Proponują fotowoltaikę? 5 kwestii, które powinny wzbudzić czujność inwestora.

Spotykamy masę klientów, którzy mają za sobą co najmniej kilka wizyt i telefonów w sprawie instalacji fotowoltaicznej. Z reguły kontaktują się z nimi profesjonalni instalatorzy, ale zdarzają się i tacy, którzy mówiąc delikatnie, budzą istotne zastrzeżenia. No właśnie, podpowiadamy jakie zachowania powinny wzbudzić naszą szczególną ostrożność, jeśli poważnie myślimy o inwestycji w fotowoltaikę do naszego domu.

  1. Presja czasu i konieczność podpisania umowy – inwestycja na poziomie kilkunastu tysięcy złotych, z całą pewnością nie powinna być zakupem impulsowym, rodem z tych na ostatniej prostej przy marketowej kasie. Każdy ma swoje tempo analizy umowy, ale nikt nie powinien podpisywać jej ani pod presją czasu, ani bez rozsądnej analizy zapisów. Sprzedawcy, którzy skupiają się przede wszystkim na tej kwestii, z całą pewnością mają albo coś do ukrycia, albo potencjalny brak argumentów w odpowiedzi na trudne pytania. Bywa, że oferta jest zwyczajnie bardzo droga, a szybkie jej podpisanie odsuwa widmo potencjalnej rezygnacji (oczywiście od każdej umowy podpisanej poza siedzibą Oferenta można odstąpić w ciągu 14 dni od daty jej podpisania);
  2. Zobowiązanie do zakupu po przeprowadzeniu tzw. audytu – często ów audyt traktowany jest jako forma zaczepienia klienta i wejścia do jego świata. W praktyce sprowadza się do prostej analizy np. rachunków za prąd oraz raczej powierzchownej rozmowy z klientami na temat np. miejsca montażu paneli i falownika. Taki „audyt” oficjalnie ma swoją marketingową cenę, ale praktycznie i w połączeniu z decyzją klienta „tu i teraz”, najczęściej motywuje do zakupu opcją darmową. Audyt i rzetelne rozpoznanie potrzeb klienta oraz uwarunkowań technicznych montażu instalacji są kluczowe, niezbędne i powinny być stałym elementem oferty przygotowanej przez profesjonalistę.
  3. Brak informacji o marce, modelu falownika, paneli oraz pozostałych elementów instalacji – znamy z opowiadań historię sprzedawcy, który nie potrafił powiedzieć jaki sprzęt montuje firma, którą reprezentuje. Ostatecznie może się okazać, że na dachu wylądują panele różnych serii, albo o innej, niż zadeklarowana mocy. Różnice w marce falownika to poza oczywistą rozbieżnością w cenie, dodatkowe różnice w eksploatacji;
  4. Ogólna umowa, w której brakuje konkretów w zakresie: terminu montażu, specyfikacji dobranych urządzeń, odpowiedzialności instalatora, warunków gwarancji oraz rękojmi – im mniej szczegółów, tym większe pole do nadużyć względem słownych obietnic.
  5. Brak analizy uwarunkowań montażowych – sytuacje skrajne, ale bywają i takie w których sprzedawca wylicza z tzw. „palca” moc instalacji, pyta o lokalizację przyłącza oraz miejsce dla paneli (często nawet tam nie idzie), a potem podsuwa druk umowy z ceną, która z całą pewnością ma w sobie sporą nadwagę, uwzględniającą wszystko to, czego nie ma, a z czym będzie musiała zmierzyć się w przyszłości ekipa montażowa.

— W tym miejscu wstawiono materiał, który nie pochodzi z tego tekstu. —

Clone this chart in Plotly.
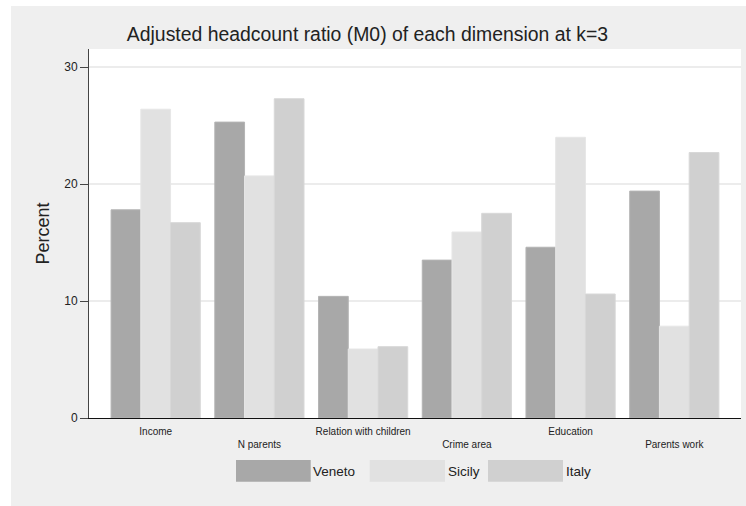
import plotly.graph_objects as go

categories = ["Income", "N parents", "Relation with children", "Crime area", "Education", "Parents work"]
tick_labels = ["Income", "\u00a0<br>N parents", "Relation with children", "\u00a0<br>Crime area", "Education", "\u00a0<br>Parents work"]
veneto = [17.8, 25.3, 10.4, 13.5, 14.6, 19.4]
sicily = [26.4, 20.7, 5.9, 15.9, 24.0, 7.85]
italy = [16.7, 27.3, 6.1, 17.5, 10.6, 22.7]
series_names = ["Veneto", "Sicily", "Italy"]
series_values = [veneto, sicily, italy]
colors = ["#a8a8a8", "#e1e1e1", "#d0d0d0"]
edge_colors = ["#b4b4b4", "#e6e6e6", "#d8d8d8"]
y_ticks = [0, 10, 20, 30]

W, H = 746, 506
L, R, T, B = 89, 741, 49, 418


def px_x(x):
    return (x - L) / (R - L)


def px_y(y):
    return (B - y) / (B - T)


FONT = "Arial, Liberation Sans, sans-serif"

fig = go.Figure()
for name, vals, c, ec in zip(series_names, series_values, colors, edge_colors):
    fig.add_trace(go.Bar(x=categories, y=vals, name=name,
                         marker=dict(color=c, line=dict(color=ec, width=1)),
                         showlegend=False))

shapes = [
    dict(type="rect", xref="paper", yref="paper", x0=px_x(0), x1=px_x(11), y0=px_y(H), y1=px_y(0),
         fillcolor="white", line=dict(width=0)),
    dict(type="rect", xref="paper", yref="paper", x0=px_x(0), x1=px_x(W), y0=px_y(6), y1=px_y(0),
         fillcolor="white", line=dict(width=0)),
]
annotations = []
swatch_x = [(236, 310.7), (369.7, 445), (488, 563)]
for (a, b), c, name in zip(swatch_x, colors, series_names):
    shapes.append(dict(type="rect", xref="paper", yref="paper", x0=px_x(a), x1=px_x(b),
                       y0=px_y(481.7), y1=px_y(460), fillcolor=c, line=dict(width=0)))
    annotations.append(dict(xref="paper", yref="paper", x=px_x(b + 0.5), y=px_y(471),
                            xanchor="left", yanchor="middle", text=name, showarrow=False,
                            font=dict(family=FONT, size=13.5, color="#222")))

fig.update_layout(
    width=W, height=H,
    margin=dict(l=L, r=W - R, t=T, b=H - B, pad=0),
    paper_bgcolor="#efefef", plot_bgcolor="white",
    barmode="group", bargap=0.14, bargroupgap=0,
    title=dict(text="Adjusted headcount ratio (M0) of each dimension at k=3",
               x=367.5 / W, xref="container", xanchor="center",
               y=1 - 34 / H, yref="container", yanchor="middle",
               font=dict(family=FONT, size=19.4, color="#222")),
    font=dict(family=FONT, color="#222"),
    shapes=shapes, annotations=annotations,
    showlegend=False,
)
fig.update_xaxes(type="category", range=[-0.643, 5.643], tickmode="array",
                 tickvals=categories, ticktext=tick_labels, ticks="", showgrid=False,
                 showline=True, linecolor="#111", linewidth=1,
                 tickfont=dict(family=FONT, size=10, color="#222"), tickangle=0,
                 ticklabelstandoff=4)
fig.update_yaxes(range=[0, 31.55], tickvals=y_ticks, ticks="outside", ticklen=8,
                 tickcolor="#444", tickwidth=1, showline=True, linecolor="#444", linewidth=1,
                 showgrid=True, gridcolor="#ececec", gridwidth=1.5, zeroline=False,
                 tickfont=dict(family=FONT, size=12, color="#222"),
                 title=dict(text="Percent", font=dict(family=FONT, size=18, color="#222"), standoff=9))

fig.write_html("out.html", config={"displayModeBar": False},
               post_script="document.body.style.margin='0';document.body.style.padding='0';")
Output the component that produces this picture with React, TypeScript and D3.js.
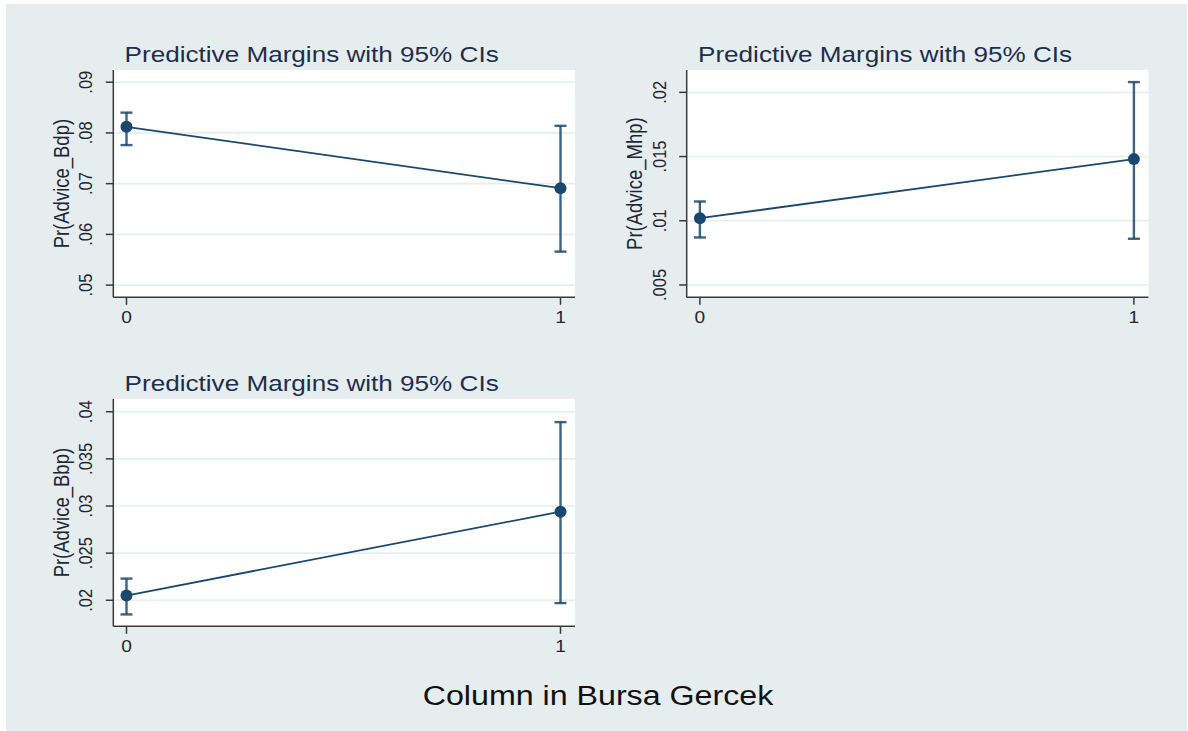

Profesjonalny sprzedawca nie ponagla, pyta i doradza, posiada komplet informacji o instalacji oraz umowy uwzględniające ustalone kwestie. Nie boi się pytań, a jak nie zna odpowiedzi to mówi o tym otwarcie, a potem uzupełnia informacje w firmie i wraca do klienta. Analizuje miejsce montażu i pomaga klientowi oszacować odpowiednią moc instalacji. Ramię w ramię z klientem – tym charakteryzuje się prawdziwy profesjonalista. Decyzja o inwestycji we własną eko energię, to z całą pewnością bardzo mądre i w perspektywie najbliższych lat opłacalne posunięcie.